• **What to work on**:
Without the pictures, print the lines running from the beginning of the material to the line containing "(0,0) rectangle (1106,1274);", both ends included.

• **Material**:
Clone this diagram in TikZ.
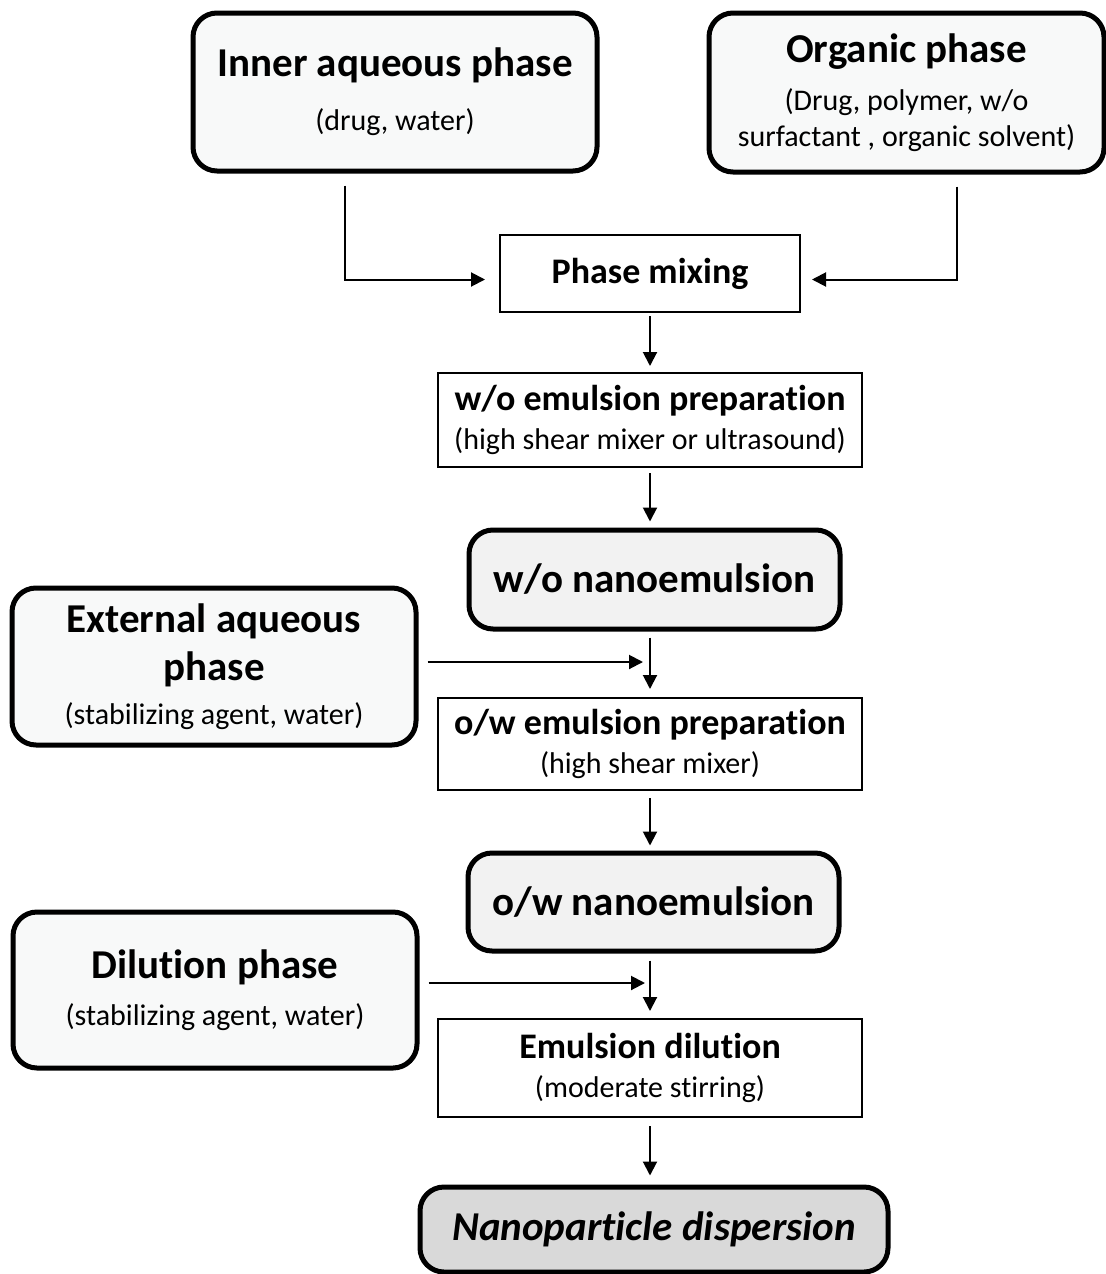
\documentclass[tikz,border=0pt]{standalone}
\usepackage{fontspec}
\setmainfont{Carlito}[Ligatures=NoCommon]
\usetikzlibrary{arrows.meta}

\definecolor{phasefill}{HTML}{F8F9F9}
\definecolor{nanofill}{HTML}{F2F2F2}
\definecolor{finalfill}{HTML}{D9D9D9}

\newcommand{\nodefont}{\fontsize{15}{18}\selectfont\lineskiplimit=-30pt\relax}
\newcommand{\phasetitle}{\fontsize{20.5}{18}\selectfont\bfseries}
\newcommand{\steptitle}{\fontsize{18}{18}\selectfont\bfseries}
\newcommand{\notetext}{\fontsize{15}{18}\selectfont\mdseries}

\begin{document}
\begin{tikzpicture}[x=0.5pt,y=-0.5pt,
	every node/.style={font=\nodefont},
	phasebox/.style={draw, line width=2.5pt, rounded corners=12pt, fill=phasefill, align=center, inner sep=0pt},
	nanobox/.style={phasebox, fill=nanofill},
	stepbox/.style={draw, line width=1pt, fill=white, align=center, inner sep=0pt},
	arr/.style={line width=1pt, -{Triangle[length=7pt,width=7pt]}}]
	\useasboundingbox (0,0) rectangle (1106,1274);

	% input phases
	\node[phasebox, minimum width=202pt, minimum height=79pt] (inner) at (395,92) {\phasetitle Inner aqueous phase\\[9pt]\notetext (drug, water)};
	\node[phasebox, minimum width=197.5pt, minimum height=79.5pt] (org) at (906.5,92.5) {\phasetitle Organic phase\\[6pt]\notetext (Drug, polymer, w/o\\\notetext surfactant , organic solvent)};
	\node[phasebox, minimum width=202pt, minimum height=78.5pt] (ext) at (214,666.5) {\phasetitle External aqueous\\[6pt]\phasetitle phase\\[4pt]\notetext (stabilizing agent, water)};
	\node[phasebox, minimum width=202pt, minimum height=78pt] (dilph) at (215,990) {\phasetitle Dilution phase\\[5.5pt]\notetext (stabilizing agent, water)};

	% process steps
	\node[stepbox, minimum width=150pt, minimum height=38.5pt] (mix) at (650,273.5) {\steptitle Phase mixing};
	\node[stepbox, minimum width=212pt, minimum height=47pt] (wop) at (650,420) {\steptitle w/o emulsion preparation\\[1.5pt]\notetext (high shear mixer or ultrasound)};
	\node[nanobox, minimum width=185.5pt, minimum height=49.5pt] (won) at (654.5,579.5) {\phasetitle w/o nanoemulsion};
	\node[stepbox, minimum width=212pt, minimum height=46pt] (owp) at (650,744) {\steptitle o/w emulsion preparation\\[1.5pt]\notetext (high shear mixer)};
	\node[nanobox, minimum width=185.5pt, minimum height=49pt] (own) at (653.5,902) {\phasetitle o/w nanoemulsion};
	\node[stepbox, minimum width=212pt, minimum height=49pt] (emdil) at (650,1068) {\steptitle Emulsion dilution\\[1.5pt]\notetext (moderate stirring)};
	\node[nanobox, fill=finalfill, minimum width=234pt, minimum height=42.5pt] (final) at (654,1229.5) {\phasetitle\itshape Nanoparticle dispersion};

	\coordinate (extin) at (643,662);
	\coordinate (dilin) at (645,983);

	% connectors
	\draw[arr, shorten <=6pt, shorten >=7pt] ([xshift=-25pt]inner.south) |- ([yshift=-3pt]mix.west);
	\draw[arr, shorten <=6pt, shorten >=5.5pt] ([xshift=25pt]org.south) |- ([yshift=-3pt]mix.east);
	\draw[arr, shorten <=1.5pt, shorten >=3pt] (mix.south) -- (mix.south |- wop.north);
	\draw[arr, shorten <=2.5pt, shorten >=3pt] (wop.south) -- (wop.south |- won.north);
	\draw[arr, shorten <=4.5pt] (ext.east |- extin) -- (extin);
	\draw[arr, shorten <=3pt, shorten >=4pt] (owp.north |- won.south) -- (owp.north);
	\draw[arr, shorten <=3.5pt, shorten >=2.5pt] (owp.south) -- (owp.south |- own.north);
	\draw[arr, shorten <=4.5pt] (dilph.east |- dilin) -- (dilin);
	\draw[arr, shorten <=3.5pt, shorten >=3.5pt] (emdil.north |- own.south) -- (emdil.north);
	\draw[arr, shorten <=4pt, shorten >=4.5pt] (emdil.south) -- (emdil.south |- final.north);
\end{tikzpicture}
\end{document}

• **Answer to the task**:
Clone this diagram in TikZ.
\documentclass[tikz,border=0pt]{standalone}
\usepackage{fontspec}
\setmainfont{Carlito}[Ligatures=NoCommon]
\usetikzlibrary{arrows.meta}

\definecolor{phasefill}{HTML}{F8F9F9}
\definecolor{nanofill}{HTML}{F2F2F2}
\definecolor{finalfill}{HTML}{D9D9D9}

\newcommand{\nodefont}{\fontsize{15}{18}\selectfont\lineskiplimit=-30pt\relax}
\newcommand{\phasetitle}{\fontsize{20.5}{18}\selectfont\bfseries}
\newcommand{\steptitle}{\fontsize{18}{18}\selectfont\bfseries}
\newcommand{\notetext}{\fontsize{15}{18}\selectfont\mdseries}

\begin{document}
\begin{tikzpicture}[x=0.5pt,y=-0.5pt,
	every node/.style={font=\nodefont},
	phasebox/.style={draw, line width=2.5pt, rounded corners=12pt, fill=phasefill, align=center, inner sep=0pt},
	nanobox/.style={phasebox, fill=nanofill},
	stepbox/.style={draw, line width=1pt, fill=white, align=center, inner sep=0pt},
	arr/.style={line width=1pt, -{Triangle[length=7pt,width=7pt]}}]
	\useasboundingbox (0,0) rectangle (1106,1274);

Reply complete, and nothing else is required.